Does it make sense to discuss putting these terms in CRO instead, then? We aren't concerned with where they end up, as long as it's the most appropriate spot (and we can use them!).

the whole evidence tree in ECO seems like something that could go under Information Content Entity

This is correct. As a result including OBI in ECO logical definitions, all evidence types end up under Information Content Entity.

I apologize that it's taken some time to respond to this, but we'd like to move forward with annotating the publications with these types of terms in DO. @cmungall are you aware of anybody else who may be interested in commenting on this issue?
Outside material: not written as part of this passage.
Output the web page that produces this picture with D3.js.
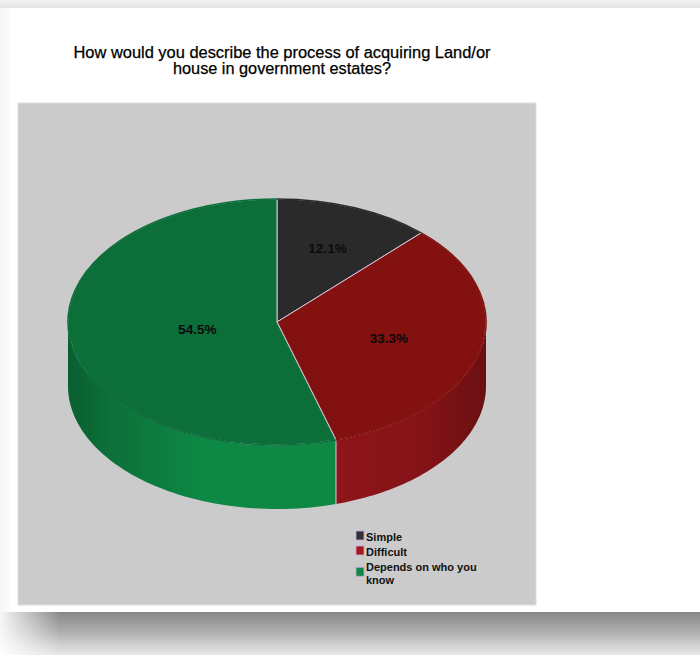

marijane commented 5 years ago

@rctauber

Does it make sense to discuss putting these terms in CRO instead, then? We aren't concerned with where they end up, as long as it's the most appropriate spot (and we can use them!).

I've looked at both of the issues linked above and I'm not clear what the specific terms in question actually are. Is there an enumerated list somewhere, or can you otherwise clarify? Right now the CRO is mostly a hierarchy of role types, if the terms in question here are not conceptualized as roles, I'm not sure where they would go.

beckyjackson commented 5 years ago

They are not roles, so perhaps it doesn't make sense to put them in CRO. We just wanted to make sure we investigated all the options. The terms fall under our 'curator inference' branch, with terms like 'curator inference from journal publication' to annotate a defintion source with, for example, a PMID.

The full branch is here: https://www.ebi.ac.uk/ols/ontologies/eco/terms?iri=http%3A%2F%2Fpurl.obolibrary.org%2Fobo%2FECO_0000205

marijane commented 5 years ago

Aha! Yeah, I don't think these fit in CRO. But you could use the CRO's curator role and contributorship process/relationship to model/annotate the creation of these inferences.